▸ **DATA PROVIDED**
....

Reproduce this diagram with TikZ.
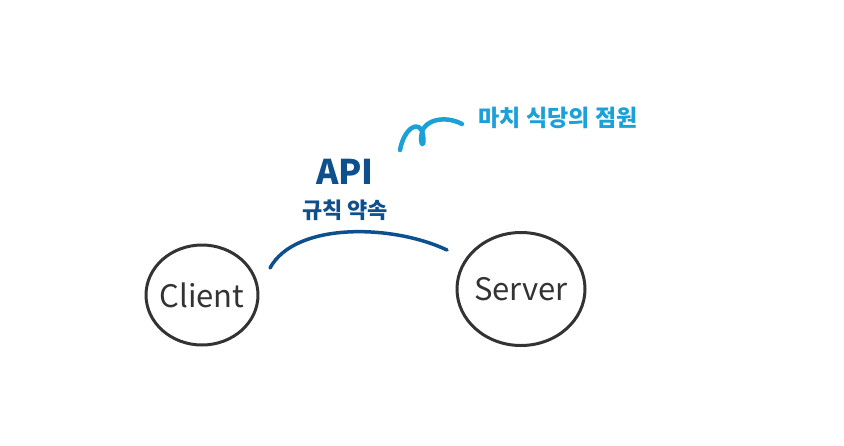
\documentclass[tikz,border=0pt]{standalone}
\usepackage{fontspec}
\setmainfont{Noto Sans CJK KR}
\usetikzlibrary{shapes.geometric}
\definecolor{pen}{HTML}{333333}
\definecolor{apiblue}{HTML}{0E4F8E}
\definecolor{noteblue}{HTML}{1BA0D8}
\tikzset{
  party/.style={draw=pen, line width=3pt, ellipse, inner sep=0pt,
    label={[text=pen, font=\fontsize{31}{31}\selectfont]center:#1}},
  apitext/.style={text=apiblue},
}
\begin{document}
\begin{tikzpicture}[x=1pt, y=-1pt, line cap=round, line join=round]
	\useasboundingbox (0,0) rectangle (844,445);
	% 두 주체
	\node[party=Client, minimum width=112pt, minimum height=100pt] (client) at (202,295) {};
	\node[party=Server, minimum width=128pt, minimum height=113pt] (server) at (521,289) {};
	% API 호
	\coordinate (apiL) at (270,268);
	\coordinate (apiR) at (447,250);
	\draw[apiblue, line width=3.5pt] (apiL) .. controls (295,222) and (392,224) .. (apiR);
	\node[apitext, font=\bfseries\fontsize{34}{34}\selectfont] (api) at (345,172) {API};
	\node[apitext, font=\bfseries\fontsize{22}{22}\selectfont] (rule) at (345,210) {규칙 약속};
	% 설명 메모
	\draw[noteblue, line width=4.5pt] (400,150) .. controls (404,128) and (420,118) .. (423,135)
		.. controls (425,150) and (419,145) .. (422,132)
		.. controls (425,120) and (445,115) .. (462,124);
	\node[text=noteblue, font=\bfseries\fontsize{23}{23}\selectfont] (note) at (558,118) {마치 식당의 점원};
\end{tikzpicture}
\end{document}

....

▸ **PROBLEM DETAILS**
Your task is to repeat the material above exactly, without its pictures.

▸ **RESULT**
Reproduce this diagram with TikZ.
\documentclass[tikz,border=0pt]{standalone}
\usepackage{fontspec}
\setmainfont{Noto Sans CJK KR}
\usetikzlibrary{shapes.geometric}
\definecolor{pen}{HTML}{333333}
\definecolor{apiblue}{HTML}{0E4F8E}
\definecolor{noteblue}{HTML}{1BA0D8}
\tikzset{
  party/.style={draw=pen, line width=3pt, ellipse, inner sep=0pt,
    label={[text=pen, font=\fontsize{31}{31}\selectfont]center:#1}},
  apitext/.style={text=apiblue},
}
\begin{document}
\begin{tikzpicture}[x=1pt, y=-1pt, line cap=round, line join=round]
	\useasboundingbox (0,0) rectangle (844,445);
	% 두 주체
	\node[party=Client, minimum width=112pt, minimum height=100pt] (client) at (202,295) {};
	\node[party=Server, minimum width=128pt, minimum height=113pt] (server) at (521,289) {};
	% API 호
	\coordinate (apiL) at (270,268);
	\coordinate (apiR) at (447,250);
	\draw[apiblue, line width=3.5pt] (apiL) .. controls (295,222) and (392,224) .. (apiR);
	\node[apitext, font=\bfseries\fontsize{34}{34}\selectfont] (api) at (345,172) {API};
	\node[apitext, font=\bfseries\fontsize{22}{22}\selectfont] (rule) at (345,210) {규칙 약속};
	% 설명 메모
	\draw[noteblue, line width=4.5pt] (400,150) .. controls (404,128) and (420,118) .. (423,135)
		.. controls (425,150) and (419,145) .. (422,132)
		.. controls (425,120) and (445,115) .. (462,124);
	\node[text=noteblue, font=\bfseries\fontsize{23}{23}\selectfont] (note) at (558,118) {마치 식당의 점원};
\end{tikzpicture}
\end{document}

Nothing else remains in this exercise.